Call for Papers and Award

Timeline

The deadline for paper submission is Jul, 24th, 2024 (11:59PM, Pacific time) Jul, 19th, 2024 (11:59PM, Pacific time).

Decision to authors will be released on Aug, 19th, 2024.

The camera ready deadline is set to Aug, 25th, 2024 (11:59PM, Pacific time).


Submission instructions

Submission will follow the ECCV format (more detailed instructions will be published here, see the ECCV website for format instruction).

Submit your paper here: https://cmt3.research.microsoft.com/CVV2024/.


Topics

We invite authors to submit their works in one of the following (or affine) areas:

Quality assessment (QA) automation: As QA is a significant part of game development, the gaming industry is trying to automate it through CV. Typical QA tasks include detection of rendering artifacts, task difficulty control, character balancing, and more. Visual quality could also be assessed in terms of player advantage/disadvantage in a competitive environment.

Reinforcement and imitation learning: Autonomous agents are essential elements in videogames. We look forward to applications of recent breakthroughs in this highly cross-disciplinary field such as generalistic agents, sample efficient learning algorithms, decision transformers, continuous learning, collaborative agents, and more. 

Human perception models: While game engines can control lighting or texture parameters, it is difficult to predict the end effects on players' visual understanding. Efficient yet accurate models of player perception substantially enhances game design process and player experience.

Human behavior models: Accurate modeling of human behaviors can add depth to videogame playing experiences on multiple aspects: realistic character animation, personalization, design of in-game tasks, character skills, and interface. Human behavior models can also find their applications in competitive gaming for coaching, training, play-style classification, and more.

Security, privacy, and prevention of toxicity: We call for CV/AI techniques to protect and keep playing experience healthy: detection/removal of verbal abuse, harassment, griefing, cheating, or improper in-game gestures. System approaches such as memory sniffing are beyond the workshop scope.

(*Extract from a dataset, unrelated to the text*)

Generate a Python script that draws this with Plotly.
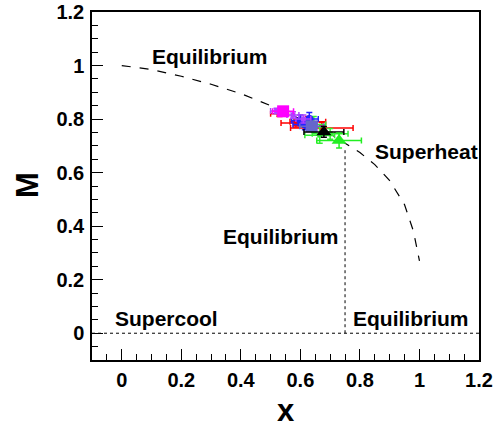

Language models and applications: Recent advances in language models and their multi-modality have potential to change experiences in videogames and their development. We welcome emerging ideas and their applications such as automatic commentary, non-player character (NPC) narrations, automatic summarization, and more.

Asset creation and management: Generative AI and multimodal language model will change how rendering assets are created and managed. One example is the generation of levels/worlds/animations from reference videos, using a library of curated assets. Multimodal language models can also significantly reduce overhead in managing rendering assets.

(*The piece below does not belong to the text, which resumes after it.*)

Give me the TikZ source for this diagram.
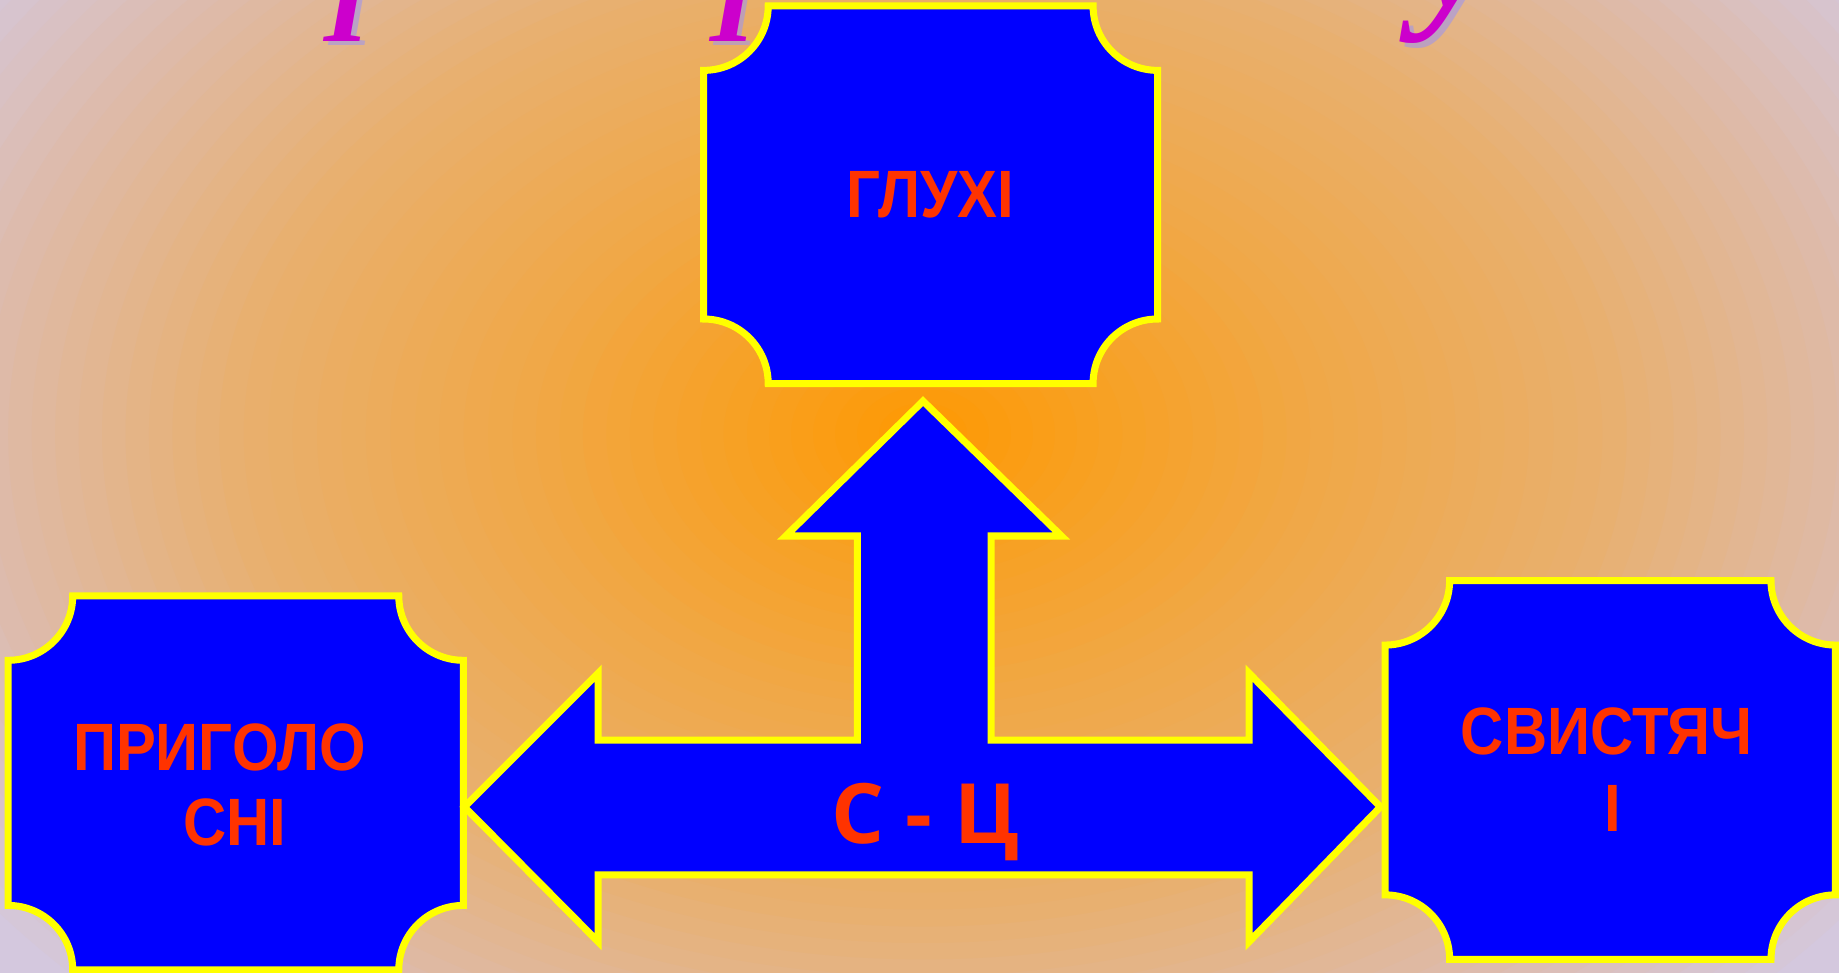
\documentclass[tikz,border=0pt]{standalone}
\usepackage{fontspec}
\setmainfont{Liberation Sans}
\newfontfamily\titlefont{Liberation Serif}
\newfontfamily\pairfont{Open Sans}
\definecolor{boxblue}{RGB}{0,0,255}
\definecolor{edgeyellow}{RGB}{255,255,0}
\definecolor{labelred}{RGB}{255,51,0}
\definecolor{titlemag}{RGB}{204,0,204}
\definecolor{titleshadow}{RGB}{160,150,235}
\definecolor{bgca}{RGB}{255,152,0}
\definecolor{bgcb}{RGB}{248,160,32}
\definecolor{bgcc}{RGB}{240,168,72}
\definecolor{bgcd}{RGB}{232,176,112}
\definecolor{bgce}{RGB}{222,186,168}
\definecolor{bgcf}{RGB}{212,200,222}
\tikzset{
  notched/.style={fill=boxblue, draw=edgeyellow, line width=6},
  arrowshape/.style={fill=boxblue, draw=edgeyellow, line width=6},
  lbl/.style={text=labelred, inner sep=0pt, font=\fontsize{51}{60}\selectfont\bfseries},
  biglbl/.style={text=labelred, inner sep=0pt, font=\pairfont\fontsize{71}{80}\selectfont\bfseries},
  titleglyph/.style={text=titlemag, inner sep=0pt, anchor=base},
  titleglyphshadow/.style={text=titleshadow, opacity=0.6, inner sep=0pt, anchor=base}
}
\newcommand{\notchedbox}[4]{%
  \draw[notched] (#1+55,#2) -- (#3-55,#2)
    arc[start angle=180, end angle=90, radius=55] -- (#3,#4-55)
    arc[start angle=270, end angle=180, radius=55] -- (#1+55,#4)
    arc[start angle=0, end angle=-90, radius=55] -- (#1,#2+55)
    arc[start angle=90, end angle=0, radius=55] -- cycle;}
\newcommand{\glowband}[5]{%
  \foreach \j in {#5,...,1}{%
    \pgfmathsetmacro\glowt{#1+(#2-#1)*\j/#5}%
    \pgfmathtruncatemacro\glowp{100*\j/#5}%
    \fill[#4!\glowp!#3] (787,370) ellipse [x radius=1000*\glowt, y radius=700*\glowt];
  }}
\newcommand{\tall}[1]{\scalebox{1}[1.12]{#1}}
\begin{document}
\begin{tikzpicture}[x=1pt, y=-1pt]
\useasboundingbox (0,0) rectangle (1568,829.6);
\clip (0,0) rectangle (1568,829.6);
% background glow
\fill[bgcf] (0,0) rectangle (1568,829.6);
\glowband{0.8}{1.0}{bgce}{bgcf}{10}
\glowband{0.6}{0.8}{bgcd}{bgce}{10}
\glowband{0.35}{0.6}{bgcc}{bgcd}{12}
\glowband{0.15}{0.35}{bgcb}{bgcc}{10}
\glowband{0}{0.15}{bgca}{bgcb}{8}
% cut-off title glyphs
\node[titleglyphshadow, font=\titlefont\fontsize{100}{100}\selectfont\bfseries\itshape] (tgsa) at (300,39) {І};
\node[titleglyph, font=\titlefont\fontsize{100}{100}\selectfont\bfseries\itshape] (tga) at (296,35) {І};
\node[titleglyphshadow, font=\titlefont\fontsize{100}{100}\selectfont\bfseries\itshape] (tgsb) at (629,39) {І};
\node[titleglyph, font=\titlefont\fontsize{100}{100}\selectfont\bfseries\itshape] (tgb) at (625,35) {І};
\node[titleglyphshadow, font=\titlefont\fontsize{150}{160}\selectfont\bfseries\itshape] (tgsc) at (1246,9) {у};
\node[titleglyph, font=\titlefont\fontsize{150}{160}\selectfont\bfseries\itshape] (tgc) at (1242,5) {у};
% boxes
\notchedbox{600}{5}{987}{327}
\notchedbox{7}{508}{395}{827}
\notchedbox{1181}{495}{1565}{818}
% three-way arrow
\draw[arrowshape] (396,688) -- (510,574) -- (510,631) -- (731,631) -- (731,457)
  -- (670,457) -- (787,342) -- (905,457) -- (845,457) -- (845,631)
  -- (1065,631) -- (1065,574) -- (1177,688) -- (1065,803) -- (1065,746)
  -- (510,746) -- (510,803) -- cycle;
% labels
\node[lbl] (glukhi) at (793,166) {\tall{ГЛУХІ}};
\node[lbl] (prygoloa) at (187,637) {\tall{ПРИГОЛО}};
\node[lbl] (prygolob) at (200,701) {\tall{СНІ}};
\node[lbl] (svystiacha) at (1370,624) {\tall{СВИСТЯЧ}};
\node[lbl] (svystiachb) at (1375,689) {\tall{І}};
\node[biglbl, anchor=base] (pair) at (789,719) {С - Ц};
\end{tikzpicture}
\end{document}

Agent-based frameworks: With in-game autonomous agents being more intelligent and generalistic, the way games are developed and enjoyed can fundamentally change. These agents can and will conduct more active roles of suggesting next steps, detecting problems, and even generating solutions. We welcome any visionary works on this emerging thought framework.    

Datasets: Large datasets with videogames data are not easily found in the public domain. We want to sparkle discussion on copyright issues, data acquisition, preprocessing and synchronization - all topics that are already relevant and well known in the CV community, but assume a peculiar nuance in the context of videogames.

Computationally efficient methods: Computer vision techniques must be computationally efficient to add value to videogames and their applications. This includes realtime rendering problems such as global illumination, post-processing methods such as super sampling, and creation of large, parallelizable simulation systems for training and testing.

CV for animation and control: Infrared or time of flight cameras, among others, are devices that strongly influenced the development of natural human computer interfaces in the past years. CV is fundamental for the processing the data generated by these devices that are widely used to interact as videogame interfaces. 

Serious games: All the aforementioned topics are relevant for simulated environments that go beyond the entertainment scope, including for instance systems for surgery training, post stroke cognitive rehabilitation, and so on.


Award

The best academic paper will be awarded with a first-class GPU provided by NVIDIA.